What to expect when a rented robot shows up at your warehouse
The step-by-step reality of receiving, setting up, and putting a humanoid robot to work. From delivery to first productive hour.
You booked a robot. Now what? Here's what actually happens from the moment you hit "Reserve" to the moment the robot picks up its first box.
Day 0: Booking confirmed
After you reserve, our ops team reviews your site requirements within a few hours. We'll email you a short questionnaire: floor layout, Wi-Fi coverage, power outlet locations, ceiling height, and any environmental factors (temperature extremes, dust, humidity). If you added the White Glove Delivery service ($249), a technician is assigned to your delivery.
Day 1: Logistics
Your robot ships from the nearest regional hub. Continental US deliveries take 1-2 business days. The robot travels in a custom shock-absorbing case with its charging station, documentation, and any add-on equipment.
We'll send tracking info and a 2-hour delivery window. Someone at your site needs to be available to receive — the cases weigh 200-350 lbs depending on the model and require a loading dock or freight elevator.
Day 2: Delivery and setup
If you opted for White Glove service, our technician arrives with the robot. Setup takes 2-4 hours depending on the model and your environment:
- 1.Unboxing and physical inspection (15 min)
- 2.Charging station placement and power test (20 min)
- 3.Wi-Fi connectivity and network registration (15 min)
- 4.Sensor calibration for your specific space (30-60 min)
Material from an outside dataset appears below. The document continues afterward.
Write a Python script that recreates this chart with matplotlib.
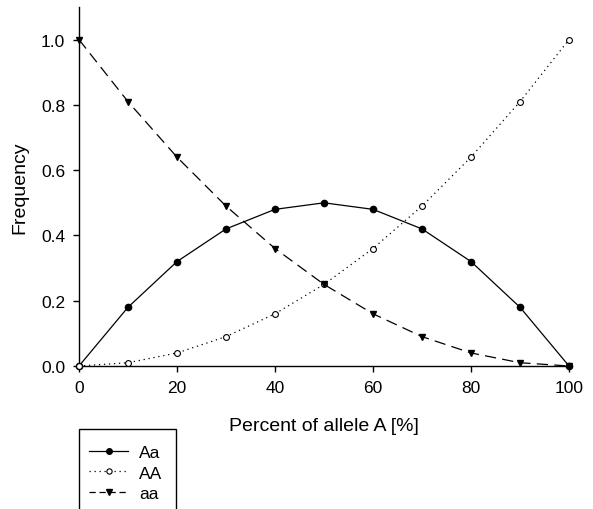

- 5.Navigation mapping — the robot walks through its operating area to build an internal map (30-60 min)
- 6.Task programming or loading pre-configured routines (30-90 min)
- 7.Safety walkthrough with your team (15 min)
- 8.Live test run (15-30 min)
Without White Glove, you'll receive a setup guide and video call support. Self-setup typically takes 4-6 hours for someone technically comfortable.
Day 2 (afternoon): Robot is productive
By late afternoon, your robot is doing real work. The first day is usually the slowest as the robot's navigation map refines and you dial in task parameters. By day 2-3, throughput stabilizes and you'll have a good baseline for what to expect.
Common first-week surprises:
The robot will occasionally stop and wait. This is normal — it's encountering a situation outside its training and is requesting guidance rather than guessing. These events decrease over the first week as the robot learns your specific environment.
Charging breaks happen. A 16-hour battery sounds like it should cover a full shift, but real-world operation with heavy payloads might draw it down to 12-14 hours. Plan for a mid-shift charge window, or add the Extended Battery Pack ($39/day) for hot-swapping.
Your team will crowd around it. Budget 30-60 minutes of lost productivity on day one while everyone takes photos. This is normal and usually good for morale.